BOSTON (AP) — A federal appeals court Friday rejected a last-minute bid to stop the nation's first state-sanctioned gay marriages from taking place on Monday.
Conservative groups immediately appealed to the U.S. Supreme Court.
The 1st U.S. Circuit Court of Appeals upheld a ruling by U.S. District Judge Joseph L. Tauro, who earlier this week refused to issue an emergency injunction to stop the gay weddings.
But the appeals court said it would hear arguments in the case in June, after several weeks of legal gay marriages.
The injunction was requested by a group of state lawmakers and conservative activists.

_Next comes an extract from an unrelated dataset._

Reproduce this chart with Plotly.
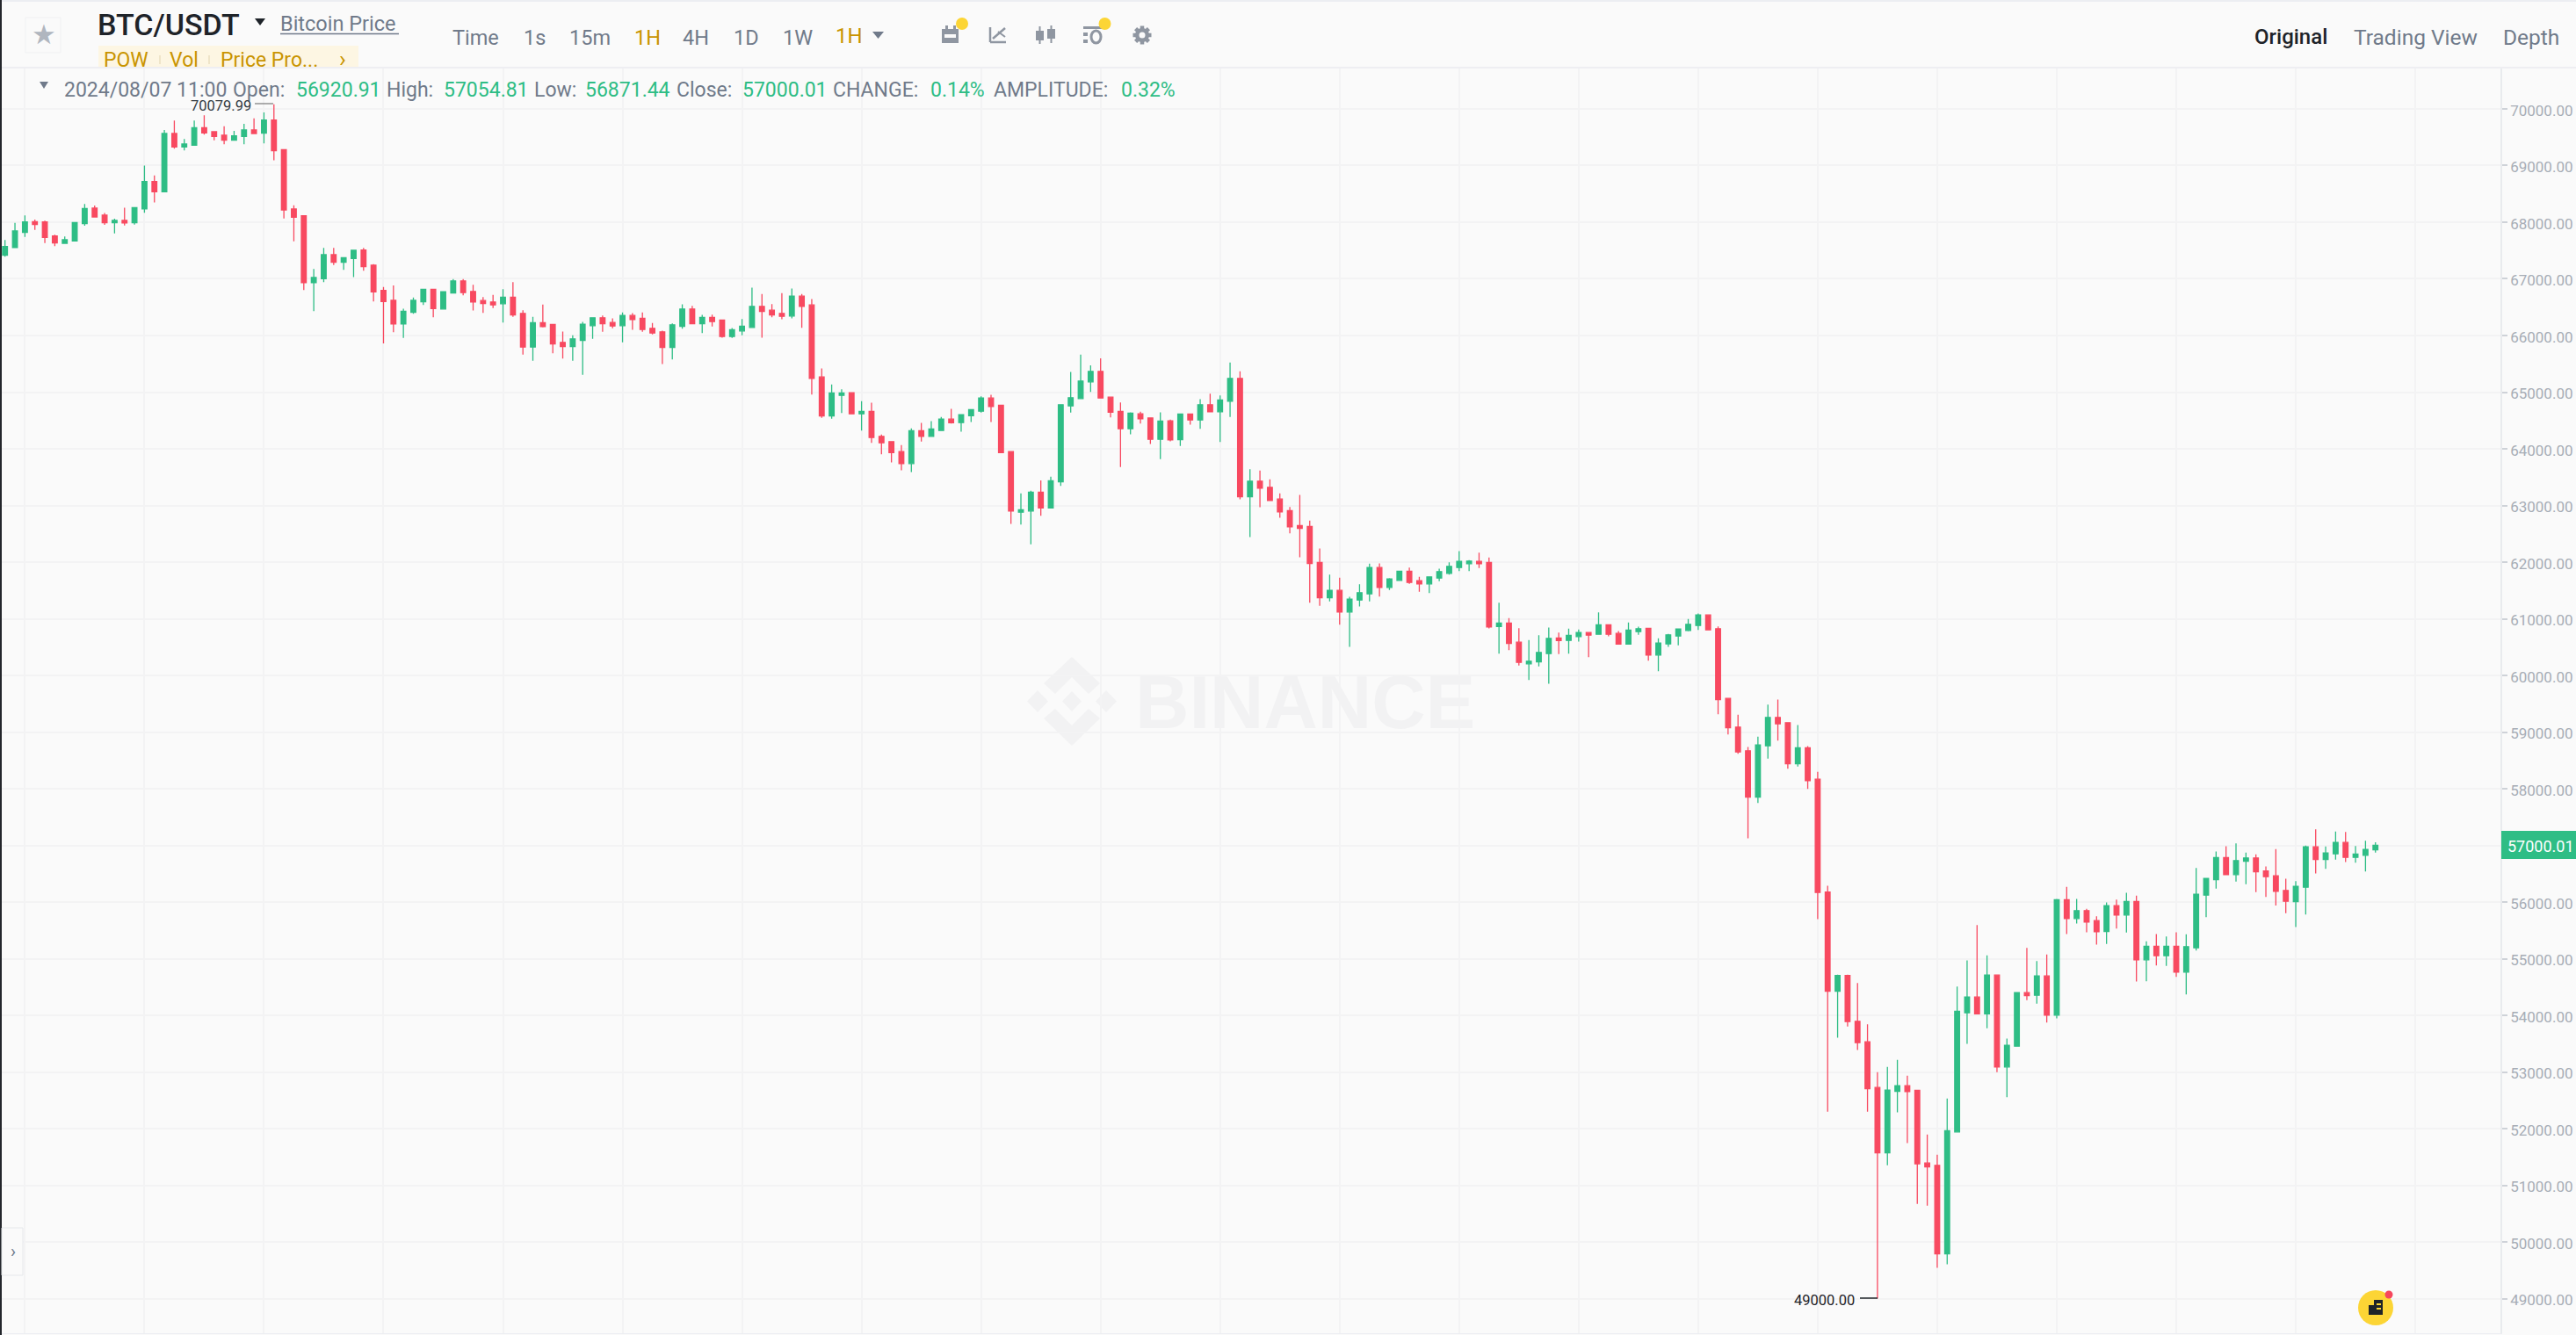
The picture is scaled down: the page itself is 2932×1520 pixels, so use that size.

"This case is far from over," Mathew Staver, president and general counsel of the Florida-based Liberty Counsel, said Friday after learning that the request had been rejected. "I don't get discouraged at minor bumps in the road, and this is just a bump. We certainly have not come to the end of the road."
On Thursday, Tauro ruled that the state's high court acted within its authority by ruling in November that gay couples have the right under the Massachusetts Constitution to marry.
Tauro said the Massachusetts Supreme Judicial Court "has the authority to interpret, and reinterpret, if necessary, the term marriage as it appears in the Massachusetts Constitution."
Marriages will go forward Monday unless the Supreme Court intervenes.
U.S. Supreme Court Justice David H. Souter, who is assigned to hear emergency appeals from the 1st Circuit, could decide the request for an emergency injunction on his own or refer it to the full court.